The way you're asking the question (and proposing two alternatives) it is as if the only concern is that the driverId is still valid at the time the car is created.
However, you must also be concerned that the driver associated with driverId isn't deleted before the car is either deleted or given another driver (and possibly also that the driver isn't assigned to another car (this if domain restricts a driver to only be associated with one car)).
I suggest that instead of validation, you allocate (which would include validation of presence). You will then disallow deletions while still allocated, thus guarding against the race condition of stale data during construction, as well as the other longer term problem. (Note that the allocation both validates and marks allocated, and operates atomically.)
Btw, I agree with @PriceJones that the association between the car and driver probably is a responsibility separate from either the car or the driver. This kind of association will only grow in complexity over time, because it sounds is like a scheduling problem (drivers, cars, time slots/windows, substitutes, etc...) Even if it more like a registration problem, one may want historical registrations as well as current registrations. Thus, it may very well merit its own BC outright.
You can provide an allocation scheme (such as a boolean or reference count) within the BC of the aggregate entities being allocated, or within a separate BC, say, the one responsible for making the association between car & driver. If you do the former you can allow (valid) deletion operations issued to the car or driver BC; if you do the latter, you will need to prevent deletions from the car & driver BC's and instead send them thru the car & driver association scheduler.
You might also split some of the allocation responsibilities between BC's as follows. The car & driver BC each provide an "allocation" scheme that validates and sets the allocated boolean with that BC; when their allocation boolean is set, the BC prevents deletion of the corresponding entities. (And the system is setup so that the car & driver BC only allow allocation and deallocation from the car/driver association scheduling BC.)
The car & driver scheduling BC then maintains a calendar of drivers associated with car for some time periods/durations, now and future, and notifies the other BC's of deallocation only on the last use of a scheduled car or driver.

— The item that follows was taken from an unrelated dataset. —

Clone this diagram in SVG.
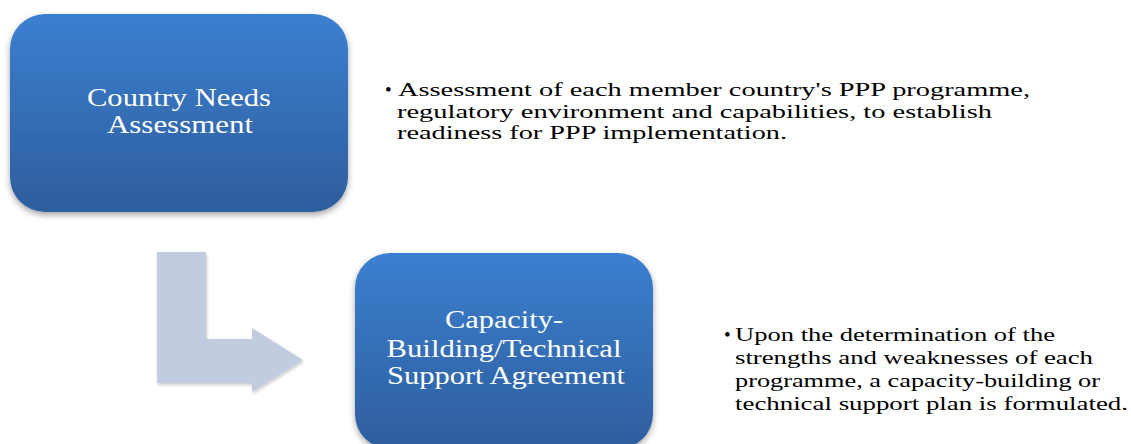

As a more radical solution, you can treat the car & driver BC's as append-only historical-record factories, leaving ownership to the car/driver association scheduler. The car BC may generate a new car, complete with all the details of the car, along with its VIN. The ownership of the car is handled by the car/driver association scheduler. Even if a car/driver association is deleted, and the car itself is destroyed, the car's records still exist in the car BC by definition, and we can use the car BC to look up historical data; while car/driver associations/ownerships (past, present, and potentially future scheduled) are being handled by another BC.